First of all: a confession.  I’ve only ever read City of Bones, City of Ashes, and about half of City of Glass, and then several different issues (the glorification of violence, the glorification of “slender” or “skinny” bodies, the way Jace’s Freudian Excuse gets used to let him get away with all kinds of bad behavior, the borderline-pathological worship of True Love in City of Ashes) conspired to drive me away from the series as a whole.  So I don’t actually know if Clare improves in the last 80% of the series.  Thus everything I say has that big honking grain of salt. 

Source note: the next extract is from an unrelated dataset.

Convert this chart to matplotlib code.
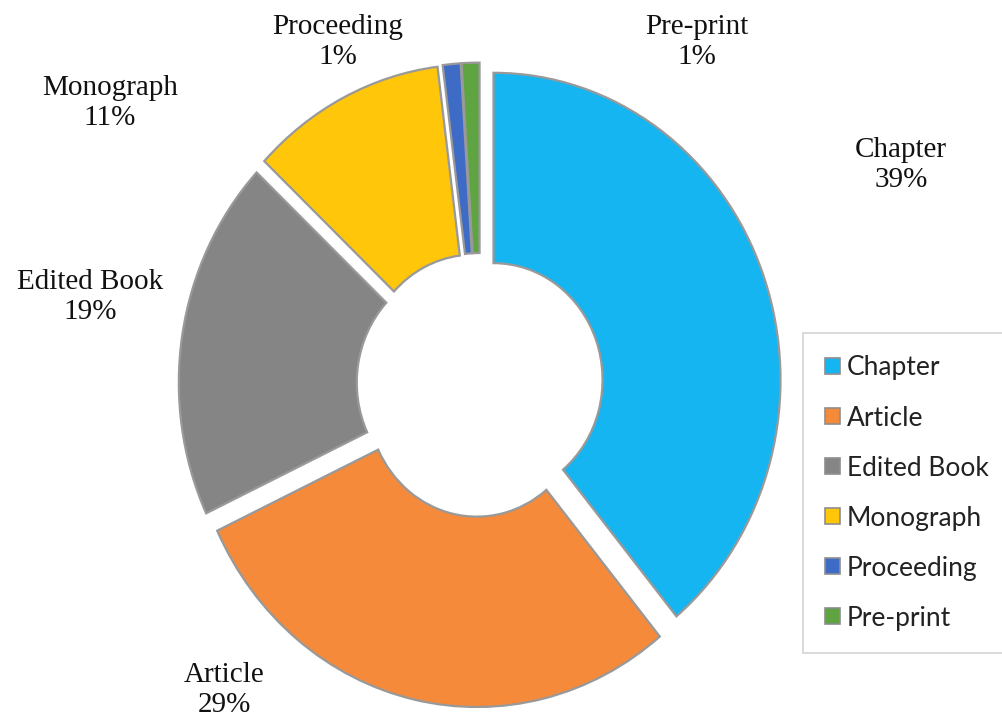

However, I do take issue with the way that, from what I’ve seen, the Mortal Instruments series portrays violence.  Individuals are portrayed as all good or all bad (literally, they’re on the side of the angels or else they support demons) and—from what I’ve seen—there are literally no good demons, nor are there angels worse than “morally grey.” This Manichaeisan worldview (which I think is no accident given the overtly Christian overtones of the series) basically justifies pretty much any acts of violence on the grounds of “they are bad and we are good and therefore pretty much anything we do to them is good, regardless of the means we use to get to that end.”  One extension of this principle which pops up again and again and again with regards to the Shadowhunters is that Might Makes Right.  Clary is the best at coming up with new runes to kill demons, which is a sign she is the best good; Izzy is the best at stabbing demons very dead, which is a sign that she is good too.  Morality comes about by way of violence in that series.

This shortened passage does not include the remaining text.